- What to produce:
Search the data for the word "seaborn" and copy every line where it occurs.

- Listed records:
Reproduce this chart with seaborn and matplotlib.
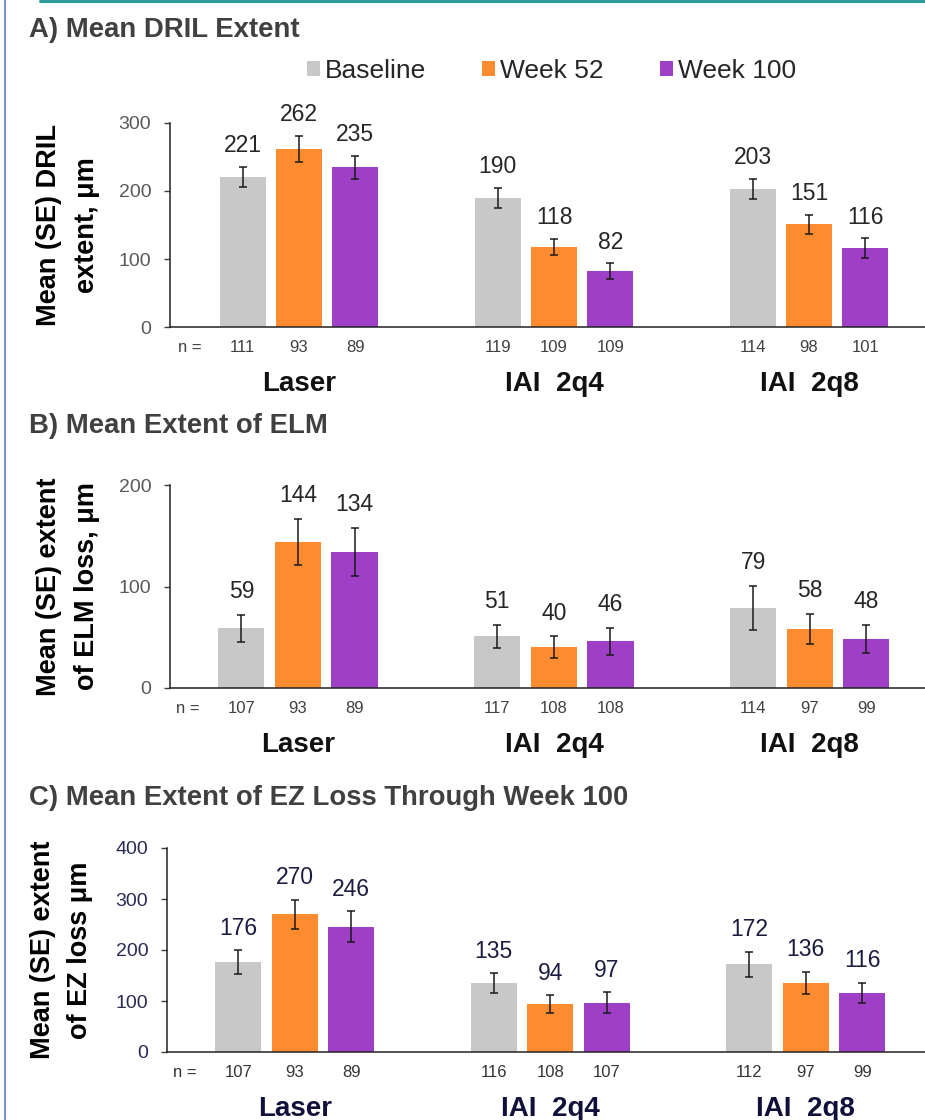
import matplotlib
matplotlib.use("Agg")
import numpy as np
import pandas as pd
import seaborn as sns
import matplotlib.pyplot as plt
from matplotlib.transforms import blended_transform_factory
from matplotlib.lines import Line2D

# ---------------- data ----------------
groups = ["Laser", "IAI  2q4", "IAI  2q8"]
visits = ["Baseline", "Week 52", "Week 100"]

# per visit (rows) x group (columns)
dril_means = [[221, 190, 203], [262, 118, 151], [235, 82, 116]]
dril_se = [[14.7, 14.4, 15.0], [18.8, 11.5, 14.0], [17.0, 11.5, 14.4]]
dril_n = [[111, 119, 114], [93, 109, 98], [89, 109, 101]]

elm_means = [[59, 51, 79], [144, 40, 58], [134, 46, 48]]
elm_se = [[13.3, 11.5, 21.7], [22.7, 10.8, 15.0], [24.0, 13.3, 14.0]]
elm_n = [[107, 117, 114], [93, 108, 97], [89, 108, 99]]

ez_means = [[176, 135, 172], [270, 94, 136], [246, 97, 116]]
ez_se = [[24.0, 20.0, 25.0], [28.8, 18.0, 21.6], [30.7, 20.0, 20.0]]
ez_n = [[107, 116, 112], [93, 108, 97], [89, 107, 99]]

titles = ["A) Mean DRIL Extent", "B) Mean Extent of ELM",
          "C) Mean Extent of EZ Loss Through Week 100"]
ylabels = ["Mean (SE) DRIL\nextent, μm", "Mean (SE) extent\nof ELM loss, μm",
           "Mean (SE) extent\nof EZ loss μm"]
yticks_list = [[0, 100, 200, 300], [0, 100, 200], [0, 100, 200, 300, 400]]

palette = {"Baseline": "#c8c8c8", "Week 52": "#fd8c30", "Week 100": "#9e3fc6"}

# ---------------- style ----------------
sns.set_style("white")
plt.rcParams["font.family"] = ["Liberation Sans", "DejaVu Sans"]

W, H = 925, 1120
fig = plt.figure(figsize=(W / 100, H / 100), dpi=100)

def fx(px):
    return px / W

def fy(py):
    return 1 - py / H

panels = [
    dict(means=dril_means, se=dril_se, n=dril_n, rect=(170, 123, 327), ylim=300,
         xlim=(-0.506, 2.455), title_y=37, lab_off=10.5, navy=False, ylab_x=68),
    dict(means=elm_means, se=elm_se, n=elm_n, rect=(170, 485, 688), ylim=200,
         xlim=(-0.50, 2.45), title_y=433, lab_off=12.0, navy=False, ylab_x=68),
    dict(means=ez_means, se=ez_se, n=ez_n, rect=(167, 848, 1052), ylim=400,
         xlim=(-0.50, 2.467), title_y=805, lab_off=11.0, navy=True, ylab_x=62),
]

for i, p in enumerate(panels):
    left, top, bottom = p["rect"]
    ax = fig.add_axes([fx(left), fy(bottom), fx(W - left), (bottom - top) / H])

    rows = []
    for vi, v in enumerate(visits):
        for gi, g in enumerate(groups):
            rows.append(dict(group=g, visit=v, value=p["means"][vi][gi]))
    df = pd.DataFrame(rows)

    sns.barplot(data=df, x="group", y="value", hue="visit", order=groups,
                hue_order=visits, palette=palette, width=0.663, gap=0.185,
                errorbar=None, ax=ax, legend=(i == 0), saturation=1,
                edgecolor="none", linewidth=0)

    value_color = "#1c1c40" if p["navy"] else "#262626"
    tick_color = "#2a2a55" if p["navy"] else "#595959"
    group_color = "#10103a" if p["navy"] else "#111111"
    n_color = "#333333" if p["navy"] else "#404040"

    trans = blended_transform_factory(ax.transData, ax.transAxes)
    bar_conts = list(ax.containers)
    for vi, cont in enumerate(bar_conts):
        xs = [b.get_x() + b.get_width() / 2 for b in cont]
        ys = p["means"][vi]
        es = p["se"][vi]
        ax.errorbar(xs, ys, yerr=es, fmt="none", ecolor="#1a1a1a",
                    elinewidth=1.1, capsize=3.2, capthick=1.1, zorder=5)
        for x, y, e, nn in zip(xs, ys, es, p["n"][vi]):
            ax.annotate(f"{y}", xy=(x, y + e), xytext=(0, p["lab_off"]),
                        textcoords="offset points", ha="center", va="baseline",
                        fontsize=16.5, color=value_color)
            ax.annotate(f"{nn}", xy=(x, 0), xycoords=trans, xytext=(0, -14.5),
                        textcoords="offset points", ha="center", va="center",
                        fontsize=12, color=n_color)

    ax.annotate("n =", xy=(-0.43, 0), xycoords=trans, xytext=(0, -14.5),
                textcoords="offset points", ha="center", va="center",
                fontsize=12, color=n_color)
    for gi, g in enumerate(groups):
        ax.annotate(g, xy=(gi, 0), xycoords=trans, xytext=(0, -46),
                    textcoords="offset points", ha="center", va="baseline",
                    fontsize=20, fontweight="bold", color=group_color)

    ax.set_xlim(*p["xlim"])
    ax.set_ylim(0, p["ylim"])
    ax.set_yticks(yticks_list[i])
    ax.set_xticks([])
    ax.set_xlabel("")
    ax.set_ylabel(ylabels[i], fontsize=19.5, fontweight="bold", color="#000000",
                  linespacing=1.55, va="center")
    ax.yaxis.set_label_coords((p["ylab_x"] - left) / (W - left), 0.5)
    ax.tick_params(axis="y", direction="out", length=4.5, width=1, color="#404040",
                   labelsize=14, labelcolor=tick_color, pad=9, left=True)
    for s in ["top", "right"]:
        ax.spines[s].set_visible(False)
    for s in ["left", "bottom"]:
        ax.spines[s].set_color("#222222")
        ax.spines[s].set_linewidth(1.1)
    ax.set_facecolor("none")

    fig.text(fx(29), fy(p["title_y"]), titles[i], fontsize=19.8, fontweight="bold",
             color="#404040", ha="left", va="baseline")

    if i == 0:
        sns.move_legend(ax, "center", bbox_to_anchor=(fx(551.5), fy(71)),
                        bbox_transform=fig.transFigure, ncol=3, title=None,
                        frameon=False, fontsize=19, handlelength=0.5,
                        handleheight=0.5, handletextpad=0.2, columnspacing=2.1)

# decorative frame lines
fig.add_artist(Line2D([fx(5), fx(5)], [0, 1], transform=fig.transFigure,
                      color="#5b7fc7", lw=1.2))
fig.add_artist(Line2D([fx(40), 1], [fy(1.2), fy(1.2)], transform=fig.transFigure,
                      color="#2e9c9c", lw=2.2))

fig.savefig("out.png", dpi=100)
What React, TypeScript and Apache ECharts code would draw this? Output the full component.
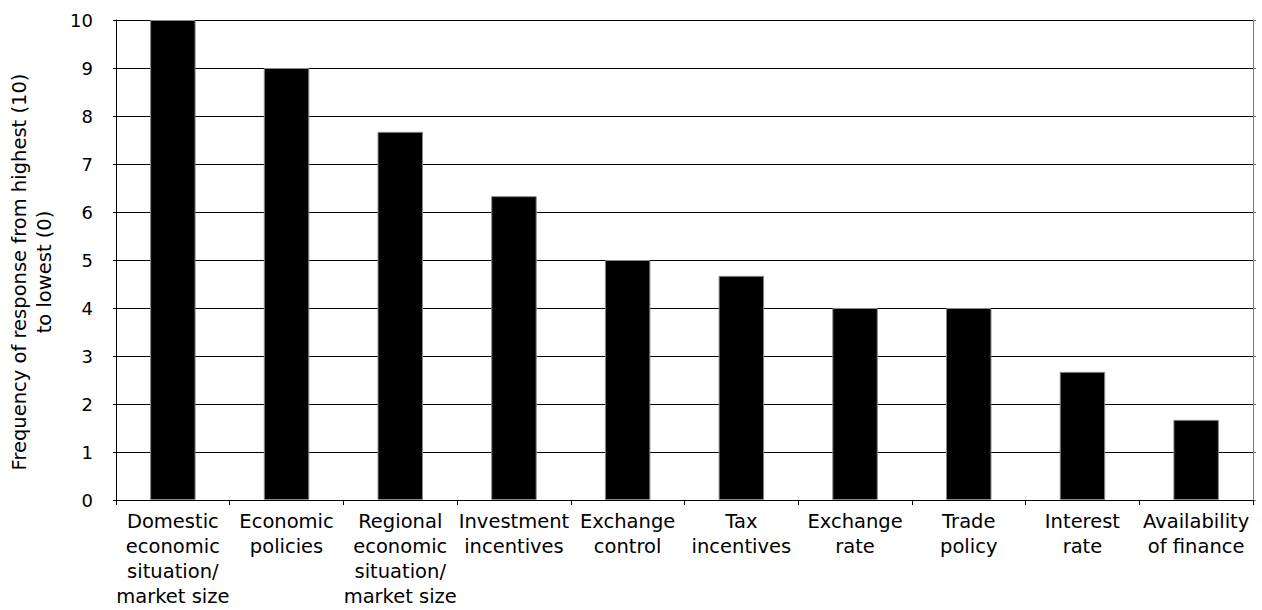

- Solution to this task:
Reproduce this chart with seaborn and matplotlib.
import seaborn as sns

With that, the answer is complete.